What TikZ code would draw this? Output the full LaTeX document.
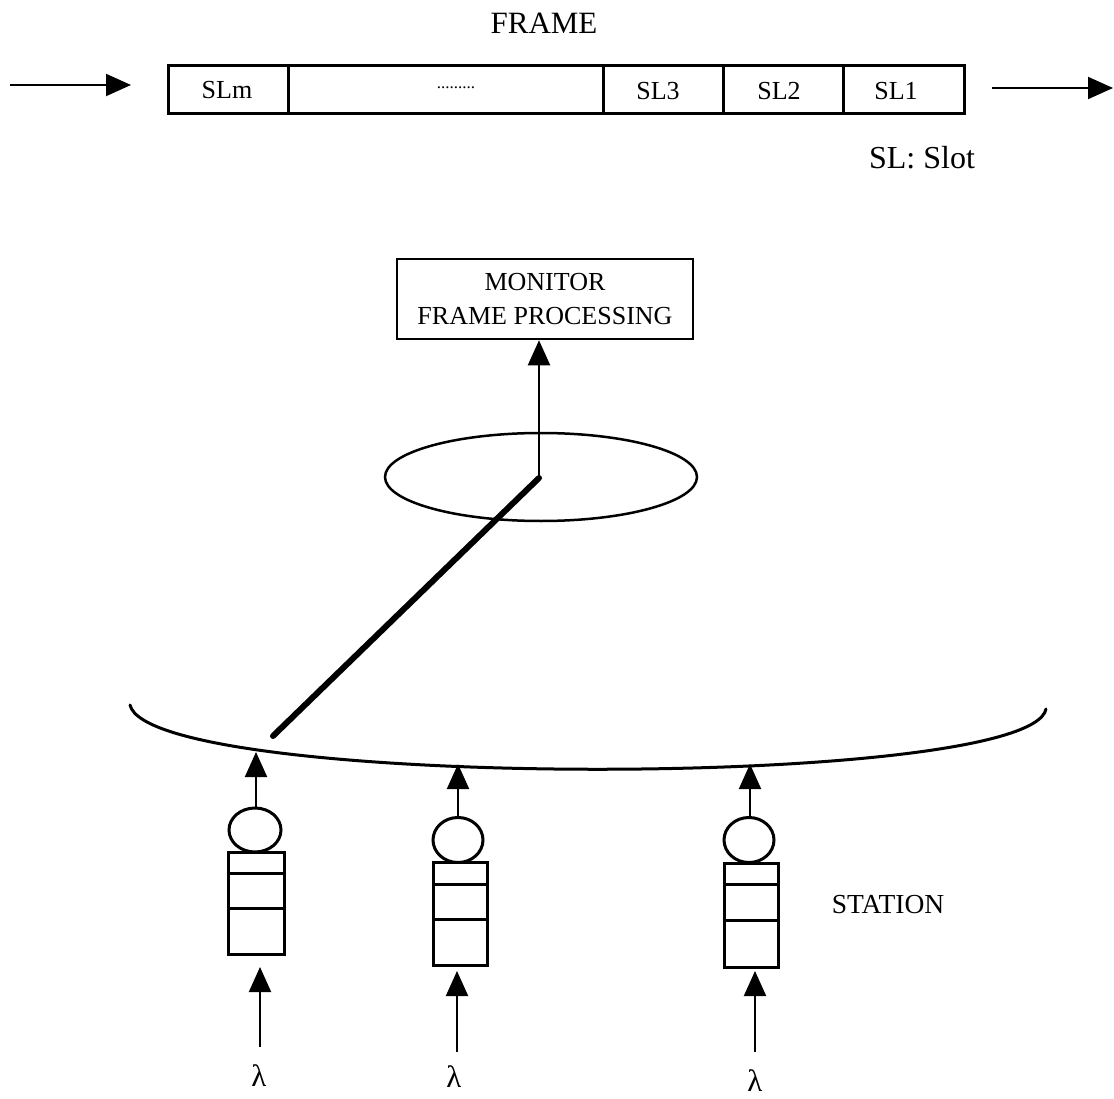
\documentclass[tikz,border=0pt]{standalone}
\usepackage{fontspec}
\setmainfont{Liberation Serif}
\usetikzlibrary{arrows.meta,shapes.geometric}
\tikzset{
  thinline/.style={line width=2.5pt},
  arr/.style={line width=2pt,-{Triangle[length=25pt,width=22pt]}},
  cell/.style={draw,line width=3pt,rectangle,inner sep=0pt,minimum height=48pt},
  lbl/.style={inner sep=0pt,font=\fontsize{26}{34}\selectfont},
  biglbl/.style={inner sep=0pt,font=\fontsize{31}{36}\selectfont},
  lamlbl/.style={inner sep=0pt,font=\fontsize{31}{34}\selectfont},
  queuebox/.style={draw,line width=3pt,rectangle,inner sep=0pt},
  server/.style={draw,line width=3pt,ellipse,inner sep=0pt},
}
\begin{document}
\begin{tikzpicture}[x=1pt,y=-1pt]
\useasboundingbox (0,0) rectangle (1114,1099);
% frame
\node[biglbl] (frametitle) at (544,23) {FRAME};
\node[cell,minimum width=120pt] (slm) at (228,90) {};
\node[cell,minimum width=315pt] (sldots) at (445.5,90) {};
\node[cell,minimum width=120pt] (sl3) at (663,90) {};
\node[cell,minimum width=120pt] (sl2) at (783,90) {};
\node[cell,minimum width=121pt] (sl1) at (903.5,90) {};
\node[lbl] (tslm) at (227,90) {SLm};
\node[inner sep=0pt,font=\fontsize{17}{20}\selectfont] (tdots) at (456,88) {.........};
\node[lbl] (tsl3) at (658,91) {SL3};
\node[lbl] (tsl2) at (779,91) {SL2};
\node[lbl] (tsl1) at (896,91) {SL1};
\node[inner sep=0pt,font=\fontsize{32}{36}\selectfont] (legend) at (922,158) {SL: Slot};
\coordinate (inA) at (10,85);
\coordinate (inB) at (131,85);
\coordinate (outA) at (992,88);
\coordinate (outB) at (1113,88);
\draw[arr] (inA) -- (inB);
\draw[arr] (outA) -- (outB);
% monitor
\node[draw,line width=2.5pt,rectangle,minimum width=296pt,minimum height=80pt,inner sep=0pt,align=center,font=\fontsize{26}{34}\selectfont] (monitor) at (545,299) {MONITOR\\FRAME PROCESSING};
\node[draw,thinline,ellipse,minimum width=312pt,minimum height=88pt,inner sep=0pt] (ring) at (541,477) {};
\coordinate (hub) at (539,478);
\draw[arr] (hub) -- (hub |- monitor.south);
% bus arc
\coordinate (arcL) at (130,705);
\coordinate (arcR) at (1046,709);
\draw[line width=3pt,line cap=round] (arcL) .. controls (150,790) and (1030,790) .. (arcR);
\coordinate (tap) at (273,736);
\draw[line width=6pt,line cap=round] (hub) -- (tap);
% stations
\node[server,minimum width=52pt,minimum height=44pt] (c1) at (255,830) {};
\node[server,minimum width=50pt,minimum height=45pt] (c2) at (458,840) {};
\node[server,minimum width=50pt,minimum height=45pt] (c3) at (749,840) {};
\node[queuebox,minimum width=56pt,minimum height=102pt] (q1) at (256,903) {};
\node[queuebox,minimum width=54pt,minimum height=103pt] (q2) at (460,913.5) {};
\node[queuebox,minimum width=54pt,minimum height=104pt] (q3) at (751,915) {};
\draw[line width=3pt] (q1.west |- 0,873) -- (q1.east |- 0,873);
\draw[line width=3pt] (q1.west |- 0,908) -- (q1.east |- 0,908);
\draw[line width=3pt] (q2.west |- 0,884) -- (q2.east |- 0,884);
\draw[line width=3pt] (q2.west |- 0,919) -- (q2.east |- 0,919);
\draw[line width=3pt] (q3.west |- 0,884) -- (q3.east |- 0,884);
\draw[line width=3pt] (q3.west |- 0,920) -- (q3.east |- 0,920);
\coordinate (t1) at (256,752);
\coordinate (t2) at (458,764);
\coordinate (t3) at (750,764);
\draw[arr] (c1.north -| t1) -- (t1);
\draw[arr] (c2.north) -- (t2);
\draw[arr] (c3.north -| t3) -- (t3);
\coordinate (b1) at (260,1047);
\coordinate (e1) at (260,967);
\coordinate (b2) at (457,1052);
\coordinate (e2) at (457,971);
\coordinate (b3) at (755,1052);
\coordinate (e3) at (755,971);
\draw[arr] (b1) -- (e1);
\draw[arr] (b2) -- (e2);
\draw[arr] (b3) -- (e3);
\node[lamlbl] (lam1) at (259,1076) {λ};
\node[lamlbl] (lam2) at (454,1077) {λ};
\node[lamlbl] (lam3) at (755,1081) {λ};
\node[inner sep=0pt,font=\fontsize{27.5}{34}\selectfont] (station) at (888,905) {STATION};
\end{tikzpicture}
\end{document}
☆ ☆ ☆ ☆ ☆ ☆ ☆
WHAT YOU WILL DO: Leave out the pictures and print every line of the data exactly.

FULL RESPONSE:
What TikZ code would draw this? Output the full LaTeX document.
\documentclass[tikz,border=0pt]{standalone}
\usepackage{fontspec}
\setmainfont{Liberation Serif}
\usetikzlibrary{arrows.meta,shapes.geometric}
\tikzset{
  thinline/.style={line width=2.5pt},
  arr/.style={line width=2pt,-{Triangle[length=25pt,width=22pt]}},
  cell/.style={draw,line width=3pt,rectangle,inner sep=0pt,minimum height=48pt},
  lbl/.style={inner sep=0pt,font=\fontsize{26}{34}\selectfont},
  biglbl/.style={inner sep=0pt,font=\fontsize{31}{36}\selectfont},
  lamlbl/.style={inner sep=0pt,font=\fontsize{31}{34}\selectfont},
  queuebox/.style={draw,line width=3pt,rectangle,inner sep=0pt},
  server/.style={draw,line width=3pt,ellipse,inner sep=0pt},
}
\begin{document}
\begin{tikzpicture}[x=1pt,y=-1pt]
\useasboundingbox (0,0) rectangle (1114,1099);
% frame
\node[biglbl] (frametitle) at (544,23) {FRAME};
\node[cell,minimum width=120pt] (slm) at (228,90) {};
\node[cell,minimum width=315pt] (sldots) at (445.5,90) {};
\node[cell,minimum width=120pt] (sl3) at (663,90) {};
\node[cell,minimum width=120pt] (sl2) at (783,90) {};
\node[cell,minimum width=121pt] (sl1) at (903.5,90) {};
\node[lbl] (tslm) at (227,90) {SLm};
\node[inner sep=0pt,font=\fontsize{17}{20}\selectfont] (tdots) at (456,88) {.........};
\node[lbl] (tsl3) at (658,91) {SL3};
\node[lbl] (tsl2) at (779,91) {SL2};
\node[lbl] (tsl1) at (896,91) {SL1};
\node[inner sep=0pt,font=\fontsize{32}{36}\selectfont] (legend) at (922,158) {SL: Slot};
\coordinate (inA) at (10,85);
\coordinate (inB) at (131,85);
\coordinate (outA) at (992,88);
\coordinate (outB) at (1113,88);
\draw[arr] (inA) -- (inB);
\draw[arr] (outA) -- (outB);
% monitor
\node[draw,line width=2.5pt,rectangle,minimum width=296pt,minimum height=80pt,inner sep=0pt,align=center,font=\fontsize{26}{34}\selectfont] (monitor) at (545,299) {MONITOR\\FRAME PROCESSING};
\node[draw,thinline,ellipse,minimum width=312pt,minimum height=88pt,inner sep=0pt] (ring) at (541,477) {};
\coordinate (hub) at (539,478);
\draw[arr] (hub) -- (hub |- monitor.south);
% bus arc
\coordinate (arcL) at (130,705);
\coordinate (arcR) at (1046,709);
\draw[line width=3pt,line cap=round] (arcL) .. controls (150,790) and (1030,790) .. (arcR);
\coordinate (tap) at (273,736);
\draw[line width=6pt,line cap=round] (hub) -- (tap);
% stations
\node[server,minimum width=52pt,minimum height=44pt] (c1) at (255,830) {};
\node[server,minimum width=50pt,minimum height=45pt] (c2) at (458,840) {};
\node[server,minimum width=50pt,minimum height=45pt] (c3) at (749,840) {};
\node[queuebox,minimum width=56pt,minimum height=102pt] (q1) at (256,903) {};
\node[queuebox,minimum width=54pt,minimum height=103pt] (q2) at (460,913.5) {};
\node[queuebox,minimum width=54pt,minimum height=104pt] (q3) at (751,915) {};
\draw[line width=3pt] (q1.west |- 0,873) -- (q1.east |- 0,873);
\draw[line width=3pt] (q1.west |- 0,908) -- (q1.east |- 0,908);
\draw[line width=3pt] (q2.west |- 0,884) -- (q2.east |- 0,884);
\draw[line width=3pt] (q2.west |- 0,919) -- (q2.east |- 0,919);
\draw[line width=3pt] (q3.west |- 0,884) -- (q3.east |- 0,884);
\draw[line width=3pt] (q3.west |- 0,920) -- (q3.east |- 0,920);
\coordinate (t1) at (256,752);
\coordinate (t2) at (458,764);
\coordinate (t3) at (750,764);
\draw[arr] (c1.north -| t1) -- (t1);
\draw[arr] (c2.north) -- (t2);
\draw[arr] (c3.north -| t3) -- (t3);
\coordinate (b1) at (260,1047);
\coordinate (e1) at (260,967);
\coordinate (b2) at (457,1052);
\coordinate (e2) at (457,971);
\coordinate (b3) at (755,1052);
\coordinate (e3) at (755,971);
\draw[arr] (b1) -- (e1);
\draw[arr] (b2) -- (e2);
\draw[arr] (b3) -- (e3);
\node[lamlbl] (lam1) at (259,1076) {λ};
\node[lamlbl] (lam2) at (454,1077) {λ};
\node[lamlbl] (lam3) at (755,1081) {λ};
\node[inner sep=0pt,font=\fontsize{27.5}{34}\selectfont] (station) at (888,905) {STATION};
\end{tikzpicture}
\end{document}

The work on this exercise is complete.